▸ Goal
Repeat every record below exactly, leaving out the pictures.

▸ Material to process

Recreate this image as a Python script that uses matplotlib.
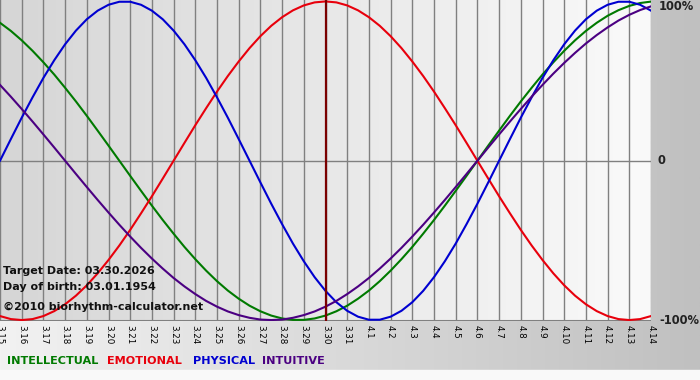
import matplotlib
matplotlib.use("Agg")
import matplotlib.pyplot as plt
import numpy as np
from matplotlib.colors import LinearSegmentedColormap

# ---- data ----
days = ["3.15", "3.16", "3.17", "3.18", "3.19", "3.20", "3.21", "3.22", "3.23", "3.24",
        "3.25", "3.26", "3.27", "3.28", "3.29", "3.30", "3.31", "4.1", "4.2", "4.3",
        "4.4", "4.5", "4.6", "4.7", "4.8", "4.9", "4.10", "4.11", "4.12", "4.13", "4.14"]
# values read every half day, from 3.15 to 4.14
physical = [0.000, 0.136, 0.270, 0.398, 0.520, 0.631, 0.731, 0.817, 0.888, 0.942, 0.979,
            0.998, 0.998, 0.979, 0.942, 0.888, 0.817, 0.731, 0.631, 0.520, 0.398, 0.270,
            0.136, 0.000, -0.136, -0.270, -0.398, -0.520, -0.631, -0.731, -0.817, -0.888,
            -0.942, -0.979, -0.998, -0.998, -0.979, -0.942, -0.888, -0.817, -0.731, -0.631,
            -0.520, -0.398, -0.270, -0.136, 0.000, 0.136, 0.270, 0.398, 0.520, 0.631, 0.731,
            0.817, 0.888, 0.942, 0.979, 0.998, 0.998, 0.979, 0.942]
emotional = [-0.975, -0.994, -1.000, -0.994, -0.975, -0.944, -0.901, -0.847, -0.782, -0.707,
             -0.623, -0.532, -0.434, -0.330, -0.223, -0.112, 0.000, 0.112, 0.223, 0.330,
             0.434, 0.532, 0.623, 0.707, 0.782, 0.847, 0.901, 0.944, 0.975, 0.994, 1.000,
             0.994, 0.975, 0.944, 0.901, 0.847, 0.782, 0.707, 0.623, 0.532, 0.434, 0.330,
             0.223, 0.112, 0.000, -0.112, -0.223, -0.330, -0.434, -0.532, -0.623, -0.707,
             -0.782, -0.847, -0.901, -0.944, -0.975, -0.994, -1.000, -0.994, -0.975]
intellectual = [0.866, 0.815, 0.756, 0.690, 0.618, 0.541, 0.458, 0.372, 0.282, 0.189, 0.095,
                0.000, -0.095, -0.189, -0.282, -0.372, -0.458, -0.541, -0.618, -0.690,
                -0.756, -0.815, -0.866, -0.910, -0.945, -0.972, -0.990, -0.999, -0.999,
                -0.990, -0.972, -0.945, -0.910, -0.866, -0.815, -0.756, -0.690, -0.618,
                -0.541, -0.458, -0.372, -0.282, -0.189, -0.095, 0.000, 0.095, 0.189, 0.282,
                0.372, 0.458, 0.541, 0.618, 0.690, 0.756, 0.815, 0.866, 0.910, 0.945, 0.972,
                0.990, 0.999]
intuitive = [0.476, 0.402, 0.325, 0.246, 0.165, 0.083, 0.000, -0.083, -0.165, -0.246, -0.325,
             -0.402, -0.476, -0.547, -0.614, -0.677, -0.736, -0.789, -0.837, -0.880, -0.916,
             -0.946, -0.969, -0.986, -0.997, -1.000, -0.997, -0.986, -0.969, -0.946, -0.916,
             -0.880, -0.837, -0.789, -0.736, -0.677, -0.614, -0.547, -0.476, -0.402, -0.325,
             -0.246, -0.165, -0.083, 0.000, 0.083, 0.165, 0.246, 0.325, 0.402, 0.476, 0.547,
             0.614, 0.677, 0.736, 0.789, 0.837, 0.880, 0.916, 0.946, 0.969]
samples_per_day = 2
target_day = "3.30"
target_text = "Target Date: 03.30.2026"
birth_text = "Day of birth: 03.01.1954"
copy_text = "\u00a92010 biorhythm-calculator.net"
legend_labels = ["INTELLECTUAL", "EMOTIONAL", "PHYSICAL", "INTUITIVE"]
y_labels = ["100%", "0", "-100%"]

C_INT = "#007a00"
C_EMO = "#e8000c"
C_PHY = "#0000d0"
C_ITU = "#4b0082"

W, H = 700, 380
fig = plt.figure(figsize=(7, 3.8), dpi=100)

# background of whole figure
bg = fig.add_axes([0, 0, 1, 1])
bg.set_axis_off()
cmap_bg = LinearSegmentedColormap.from_list("bg", ["#f2f2f2", "#c0c0c0"])
grad = np.linspace(0, 1, 256).reshape(1, -1)
bg.imshow(grad, cmap=cmap_bg, aspect="auto", extent=[0, W, 0, H])
bg.fill_between([0, W], 0, 10, color="#f9f9f9", zorder=2)
bg.set_xlim(0, W)
bg.set_ylim(0, H)

# plot axes
left_px, right_px, top_px, bot_px = 0, 651, 0, 321
ax = fig.add_axes([left_px / W, 1 - bot_px / H, (right_px - left_px) / W, (bot_px - top_px) / H])
x = np.arange(len(days))
xs = np.arange(len(physical)) / samples_per_day
ax.set_xlim(0, len(days) - 1)
ax.set_ylim(-1.006, 1.009)
cmap_pl = LinearSegmentedColormap.from_list("pl", ["#d6d6d6", "#fafafa"])
ax.imshow(grad, cmap=cmap_pl, aspect="auto", extent=[0, len(days) - 1, -1.006, 1.009], zorder=0)

for xi in x:
    ax.axvline(xi, color="#808080", lw=1.0, zorder=1)
ax.axhline(0, color="#808080", lw=1.0, zorder=1)
ax.axhline(-1.006, color="#808080", lw=1.5, zorder=1)

lw = 1.5
for series, c in [(intellectual, C_INT), (emotional, C_EMO), (physical, C_PHY), (intuitive, C_ITU)]:
    ax.plot(xs, series, color=c, lw=lw, zorder=3, solid_joinstyle="round")
ax.axvline(days.index(target_day), color="#7a0000", lw=1.6, zorder=4)

for s in ax.spines.values():
    s.set_visible(False)
ax.set_yticks([])
ax.set_xticks(x)
ax.set_xticklabels(days, rotation=270, fontsize=6.3, family="DejaVu Sans", va="top", ha="center")
ax.tick_params(axis="x", length=0, pad=3)

# info text
for txt, ypx in [(target_text, 271), (birth_text, 287), (copy_text, 307)]:
    ax.text(3 / 651, 1 - ypx / 321, txt, transform=ax.transAxes, fontsize=8,
            fontweight="bold", color="#111111", va="center", ha="left", zorder=5)

# right-side labels
for lab, xpx, ypx in [(y_labels[0], 659, 7), (y_labels[1], 657, 161), (y_labels[2], 659, 321)]:
    fig.text(xpx / W, 1 - ypx / H, lab, fontsize=8.3, fontweight="bold", color="#222222",
             va="center", ha="left")

# legend text
leg_x = [7, 107, 193, 262]
leg_c = [C_INT, C_EMO, C_PHY, C_ITU]
for lx, lab, c in zip(leg_x, legend_labels, leg_c):
    fig.text(lx / W, 1 - 361 / H, lab, fontsize=8.1, fontweight="bold", color=c,
             va="center", ha="left")

fig.savefig("out.png", dpi=100)
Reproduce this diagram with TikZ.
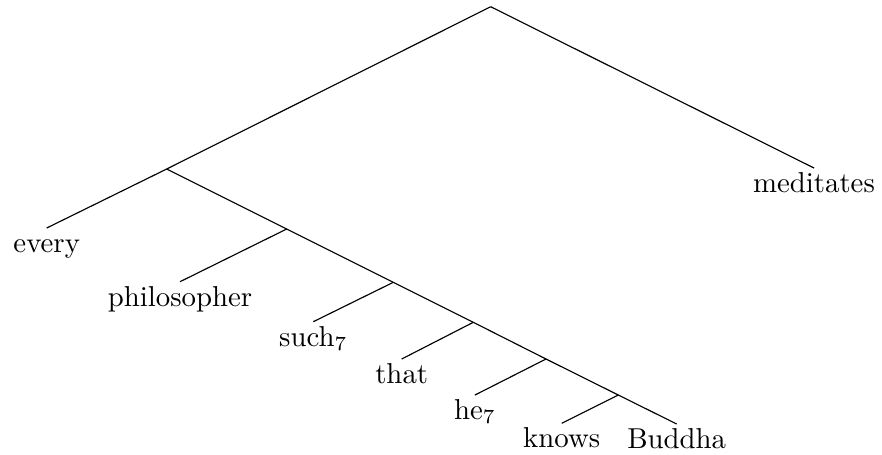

▸ Answer to this task
Recreate this image as a Python script that uses matplotlib.
import matplotlib
matplotlib.use("Agg")
import matplotlib.pyplot as plt
import numpy as np
from matplotlib.colors import LinearSegmentedColormap

# ---- data ----
days = ["3.15", "3.16", "3.17", "3.18", "3.19", "3.20", "3.21", "3.22", "3.23", "3.24",
        "3.25", "3.26", "3.27", "3.28", "3.29", "3.30", "3.31", "4.1", "4.2", "4.3",
        "4.4", "4.5", "4.6", "4.7", "4.8", "4.9", "4.10", "4.11", "4.12", "4.13", "4.14"]
# values read every half day, from 3.15 to 4.14
physical = [0.000, 0.136, 0.270, 0.398, 0.520, 0.631, 0.731, 0.817, 0.888, 0.942, 0.979,
            0.998, 0.998, 0.979, 0.942, 0.888, 0.817, 0.731, 0.631, 0.520, 0.398, 0.270,
            0.136, 0.000, -0.136, -0.270, -0.398, -0.520, -0.631, -0.731, -0.817, -0.888,
            -0.942, -0.979, -0.998, -0.998, -0.979, -0.942, -0.888, -0.817, -0.731, -0.631,
            -0.520, -0.398, -0.270, -0.136, 0.000, 0.136, 0.270, 0.398, 0.520, 0.631, 0.731,
            0.817, 0.888, 0.942, 0.979, 0.998, 0.998, 0.979, 0.942]
emotional = [-0.975, -0.994, -1.000, -0.994, -0.975, -0.944, -0.901, -0.847, -0.782, -0.707,
             -0.623, -0.532, -0.434, -0.330, -0.223, -0.112, 0.000, 0.112, 0.223, 0.330,
             0.434, 0.532, 0.623, 0.707, 0.782, 0.847, 0.901, 0.944, 0.975, 0.994, 1.000,
             0.994, 0.975, 0.944, 0.901, 0.847, 0.782, 0.707, 0.623, 0.532, 0.434, 0.330,
             0.223, 0.112, 0.000, -0.112, -0.223, -0.330, -0.434, -0.532, -0.623, -0.707,
             -0.782, -0.847, -0.901, -0.944, -0.975, -0.994, -1.000, -0.994, -0.975]
intellectual = [0.866, 0.815, 0.756, 0.690, 0.618, 0.541, 0.458, 0.372, 0.282, 0.189, 0.095,
                0.000, -0.095, -0.189, -0.282, -0.372, -0.458, -0.541, -0.618, -0.690,
                -0.756, -0.815, -0.866, -0.910, -0.945, -0.972, -0.990, -0.999, -0.999,
                -0.990, -0.972, -0.945, -0.910, -0.866, -0.815, -0.756, -0.690, -0.618,
                -0.541, -0.458, -0.372, -0.282, -0.189, -0.095, 0.000, 0.095, 0.189, 0.282,
                0.372, 0.458, 0.541, 0.618, 0.690, 0.756, 0.815, 0.866, 0.910, 0.945, 0.972,
                0.990, 0.999]
intuitive = [0.476, 0.402, 0.325, 0.246, 0.165, 0.083, 0.000, -0.083, -0.165, -0.246, -0.325,
             -0.402, -0.476, -0.547, -0.614, -0.677, -0.736, -0.789, -0.837, -0.880, -0.916,
             -0.946, -0.969, -0.986, -0.997, -1.000, -0.997, -0.986, -0.969, -0.946, -0.916,
             -0.880, -0.837, -0.789, -0.736, -0.677, -0.614, -0.547, -0.476, -0.402, -0.325,
             -0.246, -0.165, -0.083, 0.000, 0.083, 0.165, 0.246, 0.325, 0.402, 0.476, 0.547,
             0.614, 0.677, 0.736, 0.789, 0.837, 0.880, 0.916, 0.946, 0.969]
samples_per_day = 2
target_day = "3.30"
target_text = "Target Date: 03.30.2026"
birth_text = "Day of birth: 03.01.1954"
copy_text = "\u00a92010 biorhythm-calculator.net"
legend_labels = ["INTELLECTUAL", "EMOTIONAL", "PHYSICAL", "INTUITIVE"]
y_labels = ["100%", "0", "-100%"]

C_INT = "#007a00"
C_EMO = "#e8000c"
C_PHY = "#0000d0"
C_ITU = "#4b0082"

W, H = 700, 380
fig = plt.figure(figsize=(7, 3.8), dpi=100)

# background of whole figure
bg = fig.add_axes([0, 0, 1, 1])
bg.set_axis_off()
cmap_bg = LinearSegmentedColormap.from_list("bg", ["#f2f2f2", "#c0c0c0"])
grad = np.linspace(0, 1, 256).reshape(1, -1)
bg.imshow(grad, cmap=cmap_bg, aspect="auto", extent=[0, W, 0, H])
bg.fill_between([0, W], 0, 10, color="#f9f9f9", zorder=2)
bg.set_xlim(0, W)
bg.set_ylim(0, H)

# plot axes
left_px, right_px, top_px, bot_px = 0, 651, 0, 321
ax = fig.add_axes([left_px / W, 1 - bot_px / H, (right_px - left_px) / W, (bot_px - top_px) / H])
x = np.arange(len(days))
xs = np.arange(len(physical)) / samples_per_day
ax.set_xlim(0, len(days) - 1)
ax.set_ylim(-1.006, 1.009)
cmap_pl = LinearSegmentedColormap.from_list("pl", ["#d6d6d6", "#fafafa"])
ax.imshow(grad, cmap=cmap_pl, aspect="auto", extent=[0, len(days) - 1, -1.006, 1.009], zorder=0)

for xi in x:
    ax.axvline(xi, color="#808080", lw=1.0, zorder=1)
ax.axhline(0, color="#808080", lw=1.0, zorder=1)
ax.axhline(-1.006, color="#808080", lw=1.5, zorder=1)

lw = 1.5
for series, c in [(intellectual, C_INT), (emotional, C_EMO), (physical, C_PHY), (intuitive, C_ITU)]:
    ax.plot(xs, series, color=c, lw=lw, zorder=3, solid_joinstyle="round")
ax.axvline(days.index(target_day), color="#7a0000", lw=1.6, zorder=4)

for s in ax.spines.values():
    s.set_visible(False)
ax.set_yticks([])
ax.set_xticks(x)
ax.set_xticklabels(days, rotation=270, fontsize=6.3, family="DejaVu Sans", va="top", ha="center")
ax.tick_params(axis="x", length=0, pad=3)

# info text
for txt, ypx in [(target_text, 271), (birth_text, 287), (copy_text, 307)]:
    ax.text(3 / 651, 1 - ypx / 321, txt, transform=ax.transAxes, fontsize=8,
            fontweight="bold", color="#111111", va="center", ha="left", zorder=5)

# right-side labels
for lab, xpx, ypx in [(y_labels[0], 659, 7), (y_labels[1], 657, 161), (y_labels[2], 659, 321)]:
    fig.text(xpx / W, 1 - ypx / H, lab, fontsize=8.3, fontweight="bold", color="#222222",
             va="center", ha="left")

# legend text
leg_x = [7, 107, 193, 262]
leg_c = [C_INT, C_EMO, C_PHY, C_ITU]
for lx, lab, c in zip(leg_x, legend_labels, leg_c):
    fig.text(lx / W, 1 - 361 / H, lab, fontsize=8.1, fontweight="bold", color=c,
             va="center", ha="left")

fig.savefig("out.png", dpi=100)
Reproduce this diagram with TikZ.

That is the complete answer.